Monday, May 20, 2013

Into Daftness

Zachary Quinto and Chris Pine get Trek-ish in Into Darkness.

««« Star Trek Into Darkness. Written by Roberto Orci, Alex Kurtzman & Damon Lindelof . Directed by J.J. Abrams. At area theaters.
         
It’s been four long years since J.J. Abrams re-launched the Star Trek movie franchise. This is a gap lengthier than the original TV series lasted on the air. Whatever the reason for the lapse, it had the effect of raising expectations for the follow-up. Trek, after all, was never meant to be just another popcorn actioner. The intelligence of the show’s themes, and how the characters embodied it, has done more than entertain several generations—it’s inspired them. Successful as #1 was in recasting the characters and updating the series’ look, would #2 finally manage to capture the qualities that made it worth reviving?
          In more than a word: no—and yes. Much like the first Abrams Trek, Into Darkness is entertainment at warp speed, a thrill ride with virtually no slack moments. Again, the script by Robert Orci, Alex Kurtzman and Damon Lindelof pits the inexperienced Enterprise crew against a powerful madman who presents an existential threat against America…I mean, the Federation. Since it’s impossible to summarize the story without spoiling it, suffice it to say that the villain “John Harrison” (Benedict Cumberbatch) starts out as something like an Oxbridge terrorist, but becomes a threat that is already very familiar to Trek fans. Indeed, the final twenty minutes or so of Into Darkness is outright homage to one of the seminal moments in the show’s history. It hard to see this as anything other than a big juicy bone for the fans, who are likely to watch it in states of transported bliss.
          On The Daily Show last week, Abrams (Lost, Super 8) admitted that he never really liked Star Trek until he was hired to remake it. Though this worried many fans, there’s an argument for entrusting the franchise to someone who won’t approach it in a haze of reverence, but force it to evolve. Whatever Abrams’ strengths and weaknesses as a filmmaker, he’s shrewd, and he knows his audience—or in Trek’s case, his two audiences. Into Darkness is more or less engineered to appeal first to the non-fans who will make it a hit, and second to the fans who will make it legit. By these limited standards, mission accomplished. If you’re not a fan of the show, add a half-star to this review and read no further. 
            But all is not fine in the Federation. The problems start with a script that, like a mirage, becomes less solid the more you focus on it.

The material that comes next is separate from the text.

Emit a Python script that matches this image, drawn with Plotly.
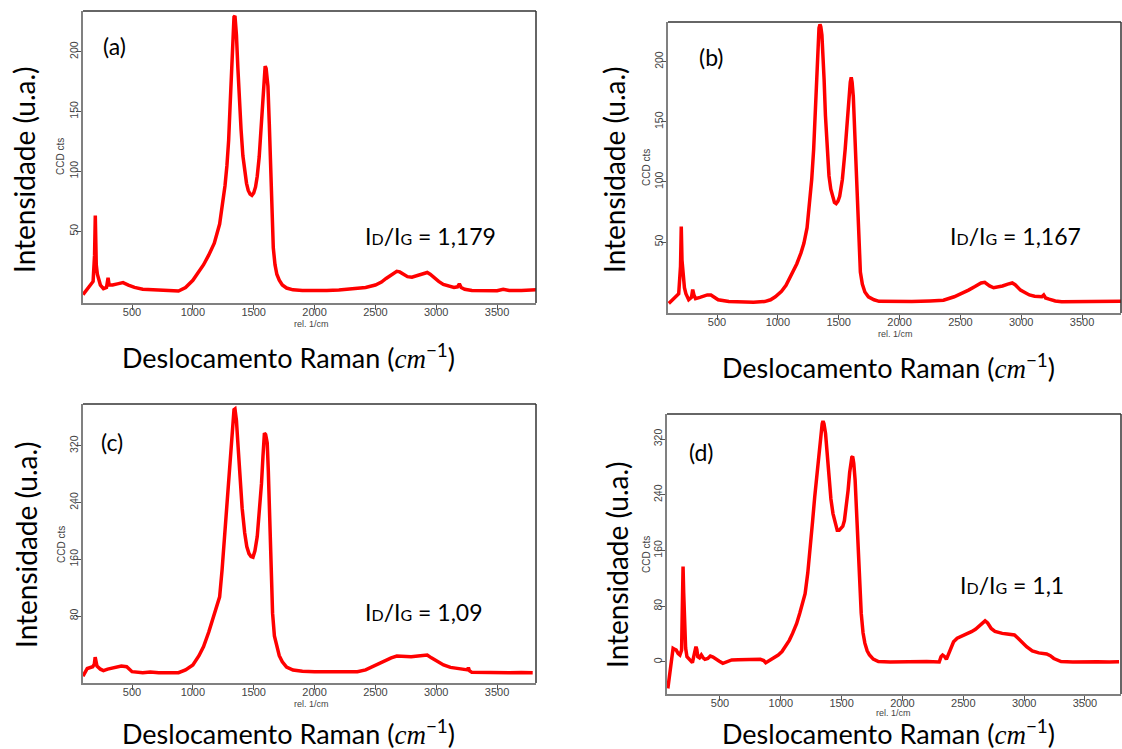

Too often Abrams & Co. opt for the "kinda cool" choice over the sensical one. Have the Enterprise hide out underwater from a planet’s Stone Age natives? That's kinda cool—until you recall that the ship can hide just as well in orbit, as it has for about 50 years of Trek history. Have Harrison escape from Earth by transporting straight to the Klingon home planet? Sounds kinda cool. But why invest in all those costly starships when you can just beam people around the galaxy? Indeed, why send the Enterprise to capture Harrison at all, when you can just beam a posse after him?
          Give Spock (Zachary Quinto) an ongoing love interest with Uhura (Zoe Saldana)? Sounds kinda cool—unless you remember that Spock's sex appeal has always been tied in with his torment, his loneliness among his human crewmates. Having him canoodle on the bridge with his girlfriend is cute, but it leaves him nowhere to go when he finally does break out of his emotional cage (as in the original episodes “The Naked Time,”, "Amok Time" and "This Side of Paradise"). Muddling Spock's character is doubly suspect because it apparently has much to do with giving Saldana's Uhura character more to do than declare "Hailing frequencies open". Since when in the Star Trek universe does Uhura’s love life get more emphasis than the rivalry between Spock and McCoy (played again by a sadly underused Karl Urban)?
          These bits of daftness are in just the first half of the film. The bigger problem is that we really didn’t wait four years for a homage that is merely Trek-ish. The 2009 film was likewise heavy on combat, but light on the humanistic themes that motivated Gene Roddenberry to create the original show. Chris Pine’s James T. Kirk was less a serious soldier-explorer than a jumped-up frat boy way out of his depth in a captain’s chair. We were willing to overlook these flaws, though, because Abrams had a lot on his plate then, making us accept a wholly new cast.
          This installment hardly begins to redeem that promise. Pine brings a whiff of gravitas to Kirk this time, but only a whiff, and never enough to get him ejected from the fraternity. There’s a hint of a serious theme in the way Starfleet responds to terrorism, choosing to take out Harrison by long distance bombardment, Al-Awlaki-style. But the thread is undeveloped, and ends up seeming more symptomatic of our times than reflecting on them.
          In this, Into Darkness is much like the crowd-pleasing but shallow James Franco reboot of the Planet of the Apes franchise—the effects are better, but the brains are left behind. And that’s no way to boldly go.